On 09/21/2018 04:53 AM, Tejun Heo wrote:
> Hello,
> 
> On Thu, Sep 20, 2018 at 06:18:21PM +0800, Jianchao Wang wrote:
>> -static inline void percpu_ref_get_many(struct percpu_ref *ref, unsigned long nr)
>> +static inline void __percpu_ref_get_many(struct percpu_ref *ref, unsigned long nr)
>>  {
>>  	unsigned long __percpu *percpu_count;
>>  
>> -	rcu_read_lock_sched();
> 
> So, if we're gonna do this (please read below tho), please add the
> matching assertion

Yes, I will.

> 
>>  	if (__ref_is_percpu(ref, &percpu_count))
>>  		this_cpu_add(*percpu_count, nr);
>>  	else
>>  		atomic_long_add(nr, &ref->count);
>> +}
>>  
>> +/**
>> + * percpu_ref_get_many - increment a percpu refcount
>> + * @ref: percpu_ref to get
>> + * @nr: number of references to get
>> + *
>> + * Analogous to atomic_long_add().
>> + *
>> + * This function is safe to call as long as @ref is between init and exit.
>> + */
>> +static inline void percpu_ref_get_many(struct percpu_ref *ref, unsigned long nr)
>> +{
>> +	rcu_read_lock_sched();
>> +	__percpu_ref_get_many(ref, nr);
>>  	rcu_read_unlock_sched();
>>  }
> 
> And add the matching variant for get/put with and without _many.

Yes.

> 
> Ming, so, if we make locking explicit like above, I think it should be
> fine to share the locking.  However, please note that percpu_ref and
> blk_mq are using different types of RCU, at least for now, and I'm not
> really sure that unifying that and taking out one rcu read lock/unlock
> is a meaningful optimization.
> 

Essentially, I want to rework the current queue freeze which depends on
percpu_ref_kil/reinit. We implement our own condition checking instead of
using the __PERCPU_REF_DEAD checking in percpu_ref_tryget_live. And use
percpu with percpu_ref_switch_to_atomic/percpu to switch the percpu ref
mode between percpu and atimic directly.

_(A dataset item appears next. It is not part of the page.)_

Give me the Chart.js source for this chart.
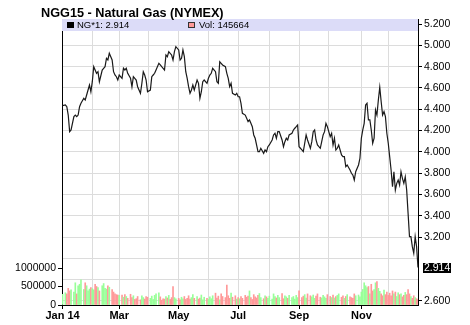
<!DOCTYPE html>
<html>
<head>
<meta charset="utf-8">
<script src="https://cdn.jsdelivr.net/npm/chart.js@4"></script>
<style>
  html, body { margin: 0; padding: 0; background: #fff; }
  #wrap { position: relative; width: 470px; height: 325px; }
</style>
</head>
<body>
<div id="wrap"><canvas id="chart"></canvas></div>
<script>
// ── DATA ─────────────────────────────────────────────────────────────────────
const TITLE  = 'NGG15 - Natural Gas (NYMEX)';
const SYMBOL = 'NG*1';

// trading-day index within 2014 (0 = 2 Jan)
const days = [
  0,2,3,4,5,6,8,9,10,11,12,13,15,16,17,18,19,20,
  21,22,23,24,25,26,28,29,30,31,32,33,35,36,37,38,39,
  40,42,43,44,45,46,48,49,50,51,52,53,55,56,57,58,59,60,
  62,63,64,65,66,68,69,70,71,72,73,74,75,76,77,78,79,80,
  82,83,84,85,86,87,88,89,90,91,92,93,95,96,97,98,99,100,102,
  103,104,105,106,108,109,110,111,112,113,115,116,117,118,119,120,122,123,
  124,125,126,127,129,130,131,132,133,134,135,136,137,138,139,140,142,143,144,145,
  146,148,149,150,151,152,153,155,156,157,158,159,160,162,163,164,165,166,
  167,169,170,171,172,173,175,176,177,178,179,180,182,183,184,185,186,187,
  189,190,191,192,193,194,195,197,198,199,200,201,203,204,205,206,207,209,210,
  211,212,213,214,215,216,217,218,219,220,221,222,223,224,225,226,227,228,229,
  230,231,232,233,234,235,236,237,238,239,240,241,242,243,244,245,246,247,248,249,250,251
];

const prices = [
  4.434,4.440,4.424,4.346,4.190,4.206,4.331,4.346,4.331,4.346,4.424,4.456,4.503,4.487,4.534,4.581,4.628,4.565,
  4.659,4.800,4.769,4.738,4.753,4.659,4.769,4.785,4.800,4.879,4.863,4.926,4.863,4.753,4.722,4.706,4.675,
  4.722,4.691,4.785,4.769,4.785,4.738,4.691,4.612,4.706,4.691,4.675,4.612,4.550,4.644,4.753,4.722,4.675,4.565,
  4.581,4.706,4.722,4.738,4.769,4.832,4.816,4.800,4.785,4.769,4.910,4.894,4.941,4.926,4.910,4.863,4.941,4.988,
  4.957,4.863,4.879,4.957,4.894,4.753,4.691,4.612,4.550,4.581,4.628,4.581,4.675,4.644,4.503,4.565,4.659,4.675,4.644,
  4.691,4.722,4.738,4.785,4.753,4.659,4.644,4.847,4.832,4.816,4.800,4.738,4.691,4.612,4.644,4.550,4.534,4.550,
  4.518,4.518,4.456,4.362,4.346,4.315,4.284,4.300,4.268,4.237,4.159,4.128,4.065,4.002,4.002,4.034,3.987,4.018,4.002,4.049,
  4.065,4.112,4.159,4.175,4.128,4.190,4.190,4.112,4.049,4.096,4.128,4.112,4.159,4.175,4.206,4.222,4.237,4.253,
  4.049,4.018,4.002,4.081,4.159,4.112,4.034,4.096,4.190,4.206,4.112,4.065,4.034,4.096,4.159,4.190,4.268,4.237,
  4.143,4.175,4.065,4.128,4.018,4.034,4.065,3.971,3.955,3.955,3.861,3.877,3.830,3.799,3.783,3.736,3.814,3.877,3.940,
  4.128,4.206,4.268,4.440,4.456,4.300,4.300,4.206,4.081,4.128,4.393,4.346,4.487,4.607,4.471,4.346,4.378,4.331,4.175,
  4.081,3.955,3.830,3.673,3.814,3.642,3.705,3.736,3.689,3.814,3.752,3.705,3.767,3.642,3.423,3.204,3.204,3.110,3.048,3.204,3.110,2.914
];

const volumes = [
  290000,330000,300000,450000,380000,410000,350000,600000,300000,520000,560000,680000,420000,600000,520000,380000,430000,470000,
  440000,410000,560000,500000,470000,380000,520000,580000,450000,430000,520000,480000,420000,350000,300000,280000,270000,
  260000,270000,210000,280000,230000,180000,290000,200000,250000,150000,170000,230000,140000,250000,200000,160000,230000,210000,
  180000,240000,150000,260000,300000,330000,220000,130000,170000,160000,230000,190000,260000,150000,200000,500000,200000,170000,
  180000,140000,210000,170000,230000,150000,180000,250000,160000,200000,280000,180000,230000,160000,190000,270000,140000,210000,180000,
  150000,220000,170000,250000,320000,190000,240000,140000,300000,230000,200000,540000,250000,180000,320000,210000,250000,160000,
  200000,170000,230000,180000,260000,210000,240000,380000,200000,150000,280000,220000,190000,260000,310000,200000,170000,250000,220000,180000,
  240000,160000,300000,230000,190000,260000,200000,310000,170000,250000,220000,180000,260000,200000,230000,160000,260000,200000,
  380000,200000,240000,280000,190000,300000,250000,220000,270000,180000,240000,300000,210000,190000,260000,220000,180000,280000,
  230000,200000,270000,190000,230000,260000,300000,210000,250000,180000,230000,280000,220000,200000,180000,300000,250000,270000,220000,
  350000,420000,600000,520000,470000,500000,300000,560000,380000,420000,600000,630000,450000,370000,300000,250000,400000,280000,350000,
  260000,320000,250000,380000,300000,350000,230000,330000,280000,300000,220000,260000,340000,280000,420000,300000,230000,180000,250000,200000,170000,145664
];

// month starts as trading-day index, labels only on every second month
const monthStarts = [0,21,40,61,82,103,124,146,167,188,211,230];
const monthLabels = ['Jan 14','','Mar','','May','','Jul','','Sep','','Nov',''];
const priceTicks  = [2.6,2.8,3.0,3.2,3.4,3.6,3.8,4.0,4.2,4.4,4.6,4.8,5.0,5.2];
const volTicks    = [0,500000,1000000];

// ── STYLE ────────────────────────────────────────────────────────────────────
const FONT  = "'Liberation Sans', Arial, sans-serif";
const GRID  = '#dcdcdc';
const UP    = '#99ff99';
const DOWN  = '#ff9999';
const lastPrice = prices[prices.length - 1];
const lastVol   = volumes[volumes.length - 1];

const barColors = prices.map((p, i) => (i === 0 || p >= prices[i - 1]) ? UP : DOWN);

// title, legend strip and last-price box
const decor = {
  id: 'decor',
  beforeDatasetsDraw(chart) {
    const { ctx, chartArea: a } = chart;
    ctx.save();
    ctx.fillStyle = '#dcdcf8';
    ctx.fillRect(a.left, a.top, a.right - a.left, 12);

    ctx.font = '9.5px ' + FONT;
    ctx.textBaseline = 'middle';
    ctx.fillStyle = '#000';
    ctx.fillRect(a.left + 5, a.top + 3, 7, 6);
    ctx.fillText(SYMBOL + ': ' + lastPrice.toFixed(3), a.left + 15, a.top + 6.5);

    ctx.fillStyle = DOWN;
    ctx.fillRect(a.left + 126.5, a.top + 3.5, 6, 5);
    ctx.strokeStyle = '#333';
    ctx.lineWidth = 1;
    ctx.strokeRect(a.left + 126.5, a.top + 3.5, 6, 5);
    ctx.fillStyle = '#000';
    ctx.fillText('Vol: ' + lastVol, a.left + 137, a.top + 6.5);
    ctx.restore();
  },
  afterDraw(chart) {
    const { ctx, chartArea: a } = chart;
    ctx.save();
    ctx.fillStyle = '#000';
    ctx.font = 'bold 12.7px ' + FONT;
    ctx.textBaseline = 'alphabetic';
    ctx.fillText(TITLE, 41, 17);

    const py = chart.scales.y.getPixelForValue(lastPrice);
    ctx.fillRect(a.right + 5, Math.round(py) - 5, 28, 10);
    ctx.fillStyle = '#fff';
    ctx.font = '10.5px ' + FONT;
    ctx.textBaseline = 'middle';
    ctx.fillText(lastPrice.toFixed(3), a.right + 6, Math.round(py) + 0.5);
    ctx.restore();
  }
};

new Chart(document.getElementById('chart').getContext('2d'), {
  data: {
    datasets: [
      {
        type: 'line', yAxisID: 'y', order: 0,
        data: days.map((d, i) => ({ x: d, y: prices[i] })),
        borderColor: '#1a1a1a', borderWidth: 1.2, pointRadius: 0, tension: 0
      },
      {
        type: 'bar', yAxisID: 'yv', order: 1,
        data: days.map((d, i) => ({ x: d, y: volumes[i] })),
        backgroundColor: barColors, barThickness: 1
      }
    ]
  },
  options: {
    responsive: true, maintainAspectRatio: false, animation: false,
    layout: { padding: { top: 19, left: 0, right: 0, bottom: 0 } },
    plugins: { legend: { display: false }, tooltip: { enabled: false } },
    scales: {
      x: {
        type: 'linear', position: 'bottom', min: -0.4, max: 251, offset: false,
        afterBuildTicks: s => { s.ticks = monthStarts.map(v => ({ value: v })); },
        afterFit: s => { s.height = 20; },
        grid: { offset: false, color: GRID, tickLength: 4, tickColor: c => monthLabels[c.index] ? '#000' : 'rgba(0,0,0,0)' },
        border: { color: '#000' },
        ticks: {
          autoSkip: false, maxRotation: 0, padding: 0, color: '#000',
          font: { family: FONT, size: 11, weight: 'bold' },
          callback: (v, i) => monthLabels[i]
        }
      },
      y: {
        type: 'linear', position: 'right', min: 2.5624, max: 5.2478,
        afterBuildTicks: s => { s.ticks = priceTicks.map(v => ({ value: v })); },
        afterFit: s => { s.width = 52; },
        grid: {
          color: GRID, tickLength: 4,
          tickColor: c => (c.tick && Math.abs(c.tick.value - lastPrice) < 0.12) ? 'rgba(0,0,0,0)' : '#000'
        },
        border: { color: '#000' },
        ticks: {
          padding: 2, color: '#000', font: { family: FONT, size: 10.5 },
          callback: v => Math.abs(v - lastPrice) < 0.12 ? '' : v.toFixed(3)
        }
      },
      yv: {
        type: 'linear', position: 'left', min: 0, max: 7730000,
        afterBuildTicks: s => { s.ticks = volTicks.map(v => ({ value: v })); },
        afterFit: s => { s.width = 62; },
        grid: { drawOnChartArea: false, tickLength: 4, tickColor: '#000' },
        border: { color: '#000' },
        ticks: { padding: 2, color: '#000', font: { family: FONT, size: 10.5 }, callback: v => String(v) }
      }
    }
  },
  plugins: [decor]
});
</script>
</body>
</html>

Then it will be more convenient
to implement:
 - unfreeze the queue without draining requests.
 - check whether q->q_usage_counter is zero
 - add other gate conditions into blk_queue_enter, such as preempt-only

So I want to put the condition checking and percpu_ref_get_many into a
same sched rcu critical section.
 rcu_read_lock_sched()
   if condition check true
     percpu_ref_get_many(&q->q_usage_counter, 1)
   else
     goto wait
   rcu_read_unlock_sched()

Then we could freeze the queue like:
  set FROZEN flag on q
  percpu_ref_put(1)
  percpu_ref_switch_to_atomic
Otherwise, we may need a synchronize_rcu.
It is not for performance.

Is there any reason that why blk_queue_enter only could use rcu lock instead of
the sched rcu lock ?

> Let's please first do something straight-forward.  If somebody can
> show that this actually impacts performance, we can optimize it but
> right now all these seem premature to me.

Adding this interface is just for saving an extra rcu_read_lock/unlock_sched pair.
If it doesn't make any sense, It is OK for me to discard it. :)

Thanks
Jianchao